- Purpose: manual dexterity

= Purdue Pegboard Test =

Test of dexterity

The Purdue Pegboard Test is a psychomotor test of manual dexterity and bimanual coordination. The test involves two different abilities: gross movements of arms, hands, and fingers, and fine motor extremity, also called "fingerprint" dexterity. Poor Pegboard performance is a sign of deficits in complex, visually guided, or coordinated movements that are likely mediated by circuits involving the basal ganglia.

==History==
Joseph Tiffin, an Industrial Psychologist at Purdue University, designed the test in 1948. It was originally intended for assessing the dexterity of assembly line workers.

==Method and interpretation==
The pegboard consists of a board with two parallel rows with 25 holes into which cylindrical metal pegs are placed by the examinee. The test involves a total of four trials. To begin, there is a brief practice. The subsets for preferred, non-preferred, and both hands require the patient to place the pins in the holes as quickly as possible, with the score being the number of pins placed in 30 seconds.

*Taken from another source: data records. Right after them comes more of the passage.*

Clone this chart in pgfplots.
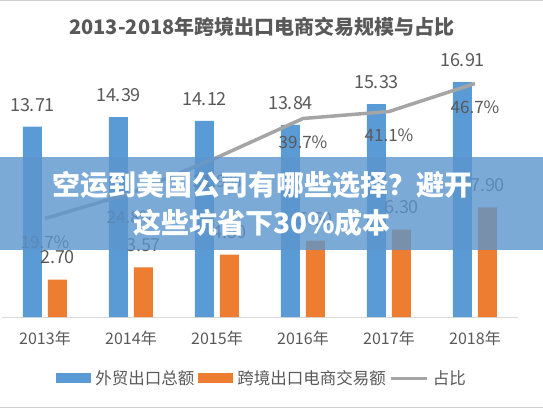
\documentclass[border=0pt]{standalone}
\usepackage{pgfplots}
\pgfplotsset{compat=1.18}
\usepackage{fontspec}
\setmainfont{Noto Sans CJK SC}
\definecolor{cblue}{HTML}{5B9BD5}
\definecolor{corange}{HTML}{ED7D31}
\definecolor{cgray}{HTML}{A5A5A5}
\definecolor{ctext}{HTML}{595959}
\definecolor{caxis}{HTML}{D9D9D9}
\definecolor{cframe}{HTML}{D0D0D0}
\definecolor{cband}{RGB}{92,149,205}
\begin{document}
\begin{tikzpicture}[x=1pt,y=1pt]
\useasboundingbox (0,0) rectangle (543,408);
\fill[white] (0,0) rectangle (543,408);
\draw[cframe,line width=1pt] (0,407.5)--(543,407.5);
\draw[cframe,line width=1pt] (0,0.5)--(543,0.5);
\node[text=ctext,font=\bfseries\fontsize{20}{20}\selectfont] at (262,381) {2013-2018年跨境出口电商交易规模与占比};
\begin{axis}[
  at={(2pt,91pt)}, anchor=south west,
  scale only axis, width=516pt, height=250pt,
  xmin=-0.5, xmax=5.5, ymin=0, ymax=18,
  axis y line=none, axis x line=bottom,
  x axis line style={-, draw=caxis, line width=1pt},
  xtick={0,1,2,3,4,5},
  xticklabels={2013年,2014年,2015年,2016年,2017年,2018年},
  major tick length=0pt,
  xticklabel style={font=\fontsize{16}{16}\selectfont, text=ctext, anchor=center, yshift=-21pt},
  /pgf/number format/assume math mode=true,
  ybar, bar width=19pt,
  nodes near coords={\pgfmathprintnumber[fixed,fixed zerofill,precision=2]{\pgfplotspointmeta}},
  every node near coord/.append style={font=\fontsize{18}{18}\selectfont, text=ctext, anchor=center, yshift=22pt},
  legend columns=3,
  legend style={at={(0.504,-0.244)}, anchor=center, draw=none, fill=none,
    font=\fontsize{16.5}{16.5}\selectfont, text=ctext,
    /tikz/every odd column/.append style={column sep=2pt},
    /tikz/every even column/.append style={column sep=2pt}},
]
\addplot[draw=none, fill=cblue, bar shift=-12.5pt,
  legend image code/.code={\fill[cblue] (0pt,-5pt) rectangle (35pt,5pt);}]
  coordinates {(0,13.71) (1,14.39) (2,14.12) (3,13.84) (4,15.33) (5,16.91)};
\addlegendentry{外贸出口总额}
\addplot[draw=none, fill=corange, bar shift=12.5pt,
  legend image code/.code={\fill[corange] (0pt,-5pt) rectangle (35pt,5pt);}]
  coordinates {(0,2.70) (1,3.57) (2,4.50) (3,5.50) (4,6.30) (5,7.90)};
\addlegendentry{跨境出口电商交易额}
\addlegendimage{legend image code/.code={\draw[cgray, line width=3pt] (0pt,0pt)--(36pt,0pt);}}
\addlegendentry{占比}
\end{axis}
\begin{axis}[
  at={(2pt,91pt)}, anchor=south west,
  scale only axis, width=516pt, height=250pt,
  xmin=-0.5, xmax=5.5, ymin=0, ymax=50,
  hide axis,
  /pgf/number format/assume math mode=true,
]
\addplot[cgray, line width=3.5pt, line join=round, mark=none,
  nodes near coords={\pgfmathprintnumber[fixed,fixed zerofill,precision=1]{\pgfplotspointmeta}\%},
  every node near coord/.append style={font=\fontsize{17}{17}\selectfont, text=ctext, anchor=center, yshift=-24pt}]
  coordinates {(0,19.7) (1,24.8) (2,31.9) (3,39.7) (4,41.1) (5,46.7)};
\end{axis}
\fill[cband, opacity=0.8] (0,158) rectangle (543,251);
\node[text=white,font=\bfseries\fontsize{28}{28}\selectfont] at (262,223) {空运到美国公司有哪些选择？避开};
\node[text=white,font=\bfseries\fontsize{28}{28}\selectfont] at (262,185) {这些坑省下30\%成本};
\end{tikzpicture}
\end{document}
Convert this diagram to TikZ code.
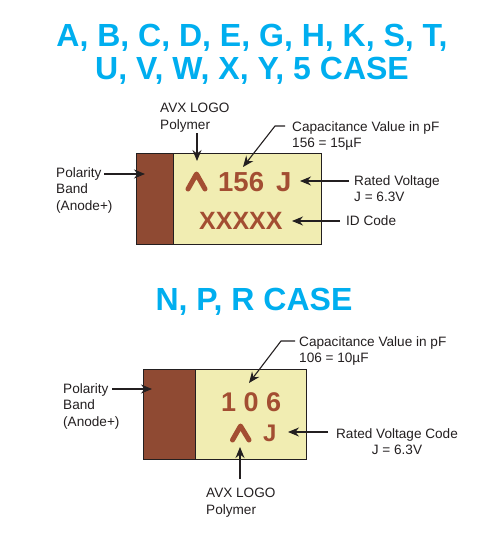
\documentclass[tikz,border=0pt]{standalone}
\usepackage{fontspec}
\setmainfont{Liberation Sans}
\usetikzlibrary{arrows.meta}
\definecolor{cyanT}{HTML}{00AEEF}
\definecolor{bandC}{HTML}{8F4A33}
\definecolor{bodyC}{HTML}{F1EDB2}
\definecolor{markC}{HTML}{A34E32}
\definecolor{inkC}{HTML}{231F20}
\tikzset{
  x=1pt,y=-1pt,
  title/.style={anchor=base,inner sep=0,text=cyanT,font=\bfseries\fontsize{32}{36}\selectfont},
  lbl/.style={anchor=north west,inner sep=0,text=inkC,align=left,font=\fontsize{13.6}{16.5}\selectfont},
  lblc/.style={lbl,anchor=north,align=center},
  mark1/.style={anchor=base west,inner sep=0,text=markC,font=\bfseries\fontsize{27.5}{28}\selectfont},
  body/.style={draw=inkC,line width=1pt,fill=bodyC},
  band/.style={draw=inkC,line width=1pt,fill=bandC},
  arr/.style={draw=inkC,line width=1.1pt,-{Stealth[length=11pt,width=9pt]}},
  logo/.style={draw=markC,line width=5pt,line cap=round,line join=round},
}
\begin{document}
\begin{tikzpicture}
\useasboundingbox (0,0) rectangle (492,539);
\node[title] (t1) at (252,46) {A, B, C, D, E, G, H, K, S, T,};
\node[title] (t2) at (252,79) {U, V, W, X, Y, 5 CASE};
\node[title] (t3) at (254,310) {N, P, R CASE};
% upper part
\node[body,minimum width=185,minimum height=91,inner sep=0] (b1) at (228.5,198.5) {};
\node[band,minimum width=37,minimum height=91,inner sep=0] (bb1) at (154.5,198.5) {};
\draw[logo] (188,189) -- (196.5,174) -- (205,189);
\node[mark1] (m1) at (218,191) {156};
\node[mark1] (m1j) at (276,191) {J};
\node[mark1,font=\bfseries\fontsize{25}{28}\selectfont] (m1x) at (199,229) {XXXXX};
\node[lbl] (logo1) at (160,103) {AVX LOGO\\Polymer};
\node[lbl] (cap1) at (292,121) {Capacitance Value in pF\\156 = 15µF};
\node[lbl] (pol1) at (56,167) {Polarity\\Band\\(Anode+)};
\node[lbl] (rat1) at (354,175) {Rated Voltage\\J = 6.3V};
\node[lbl] (id1) at (346,215) {ID Code};
\coordinate (tlogo1) at (197,161);
\coordinate (tcap1) at (243,167);
\coordinate (tpol1) at (145,174);
\coordinate (trat1) at (300,181);
\coordinate (tid1) at (292,221);
\draw[arr] ([shift={(37,30)}]logo1.north west) -- (tlogo1);
\draw[arr] ([shift={(-7,5)}]cap1.north west) -- (275,126) -- (tcap1);
\draw[arr] ([shift={(48,7)}]pol1.north west) -- (tpol1);
\draw[arr] ([shift={(-5,6)}]rat1.north west) -- (trat1);
\draw[arr] ([shift={(-6,6)}]id1.north west) -- (tid1);
% lower part
\node[body,minimum width=163,minimum height=90,inner sep=0] (b2) at (224.5,414) {};
\node[band,minimum width=52,minimum height=90,inner sep=0] (bb2) at (169,414) {};
\node[mark1,font=\bfseries\fontsize{27}{28}\selectfont] (m2) at (221,411) {1 0 6};
\draw[logo] (232.5,440) -- (240.5,426) -- (249,440);
\node[mark1,font=\bfseries\fontsize{24}{28}\selectfont] (m2j) at (263,441) {J};
\node[lbl] (cap2) at (299,336) {Capacitance Value in pF\\106 = 10µF};
\node[lbl] (pol2) at (63,383) {Polarity\\Band\\(Anode+)};
\node[lblc] (rat2) at (397,428) {Rated Voltage Code\\J = 6.3V};
\node[lbl] (logo2) at (206,488) {AVX LOGO\\Polymer};
\coordinate (tcap2) at (249,383);
\coordinate (tpol2) at (152,389);
\coordinate (trat2) at (288,432);
\coordinate (tlogo2) at (240,447);
\draw[arr] ([shift={(-4,5)}]cap2.north west) -- (281,341) -- (tcap2);
\draw[arr] ([shift={(49,6)}]pol2.north west) -- (tpol2);
\draw[arr] ([shift={(-69,4)}]rat2.north) -- (trat2);
\draw[arr] ([shift={(34,-9)}]logo2.north west) -- (tlogo2);
\end{tikzpicture}
\end{document}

===Neurocognitive disorders===
The Purdue Pegboard test predicted worse adult tic severity and correlated with tic severity at the time of childhood assessment.

Purdue Pegboard performance deficiencies have been linked to poor social functioning in schizophrenia.

===Industry===
Results from a correlation analysis suggested that a person's capability on the Purdue Pegboard Test is a good predictor of their ability to use a mobile phone in cold weather.

==Reliability==
One-trial administration of the Purdue Pegboard Test produced test-retest reliability of 0.60 to 0.79. The three-trial administration test-retest reliability ranged from 0.82 to 0.91.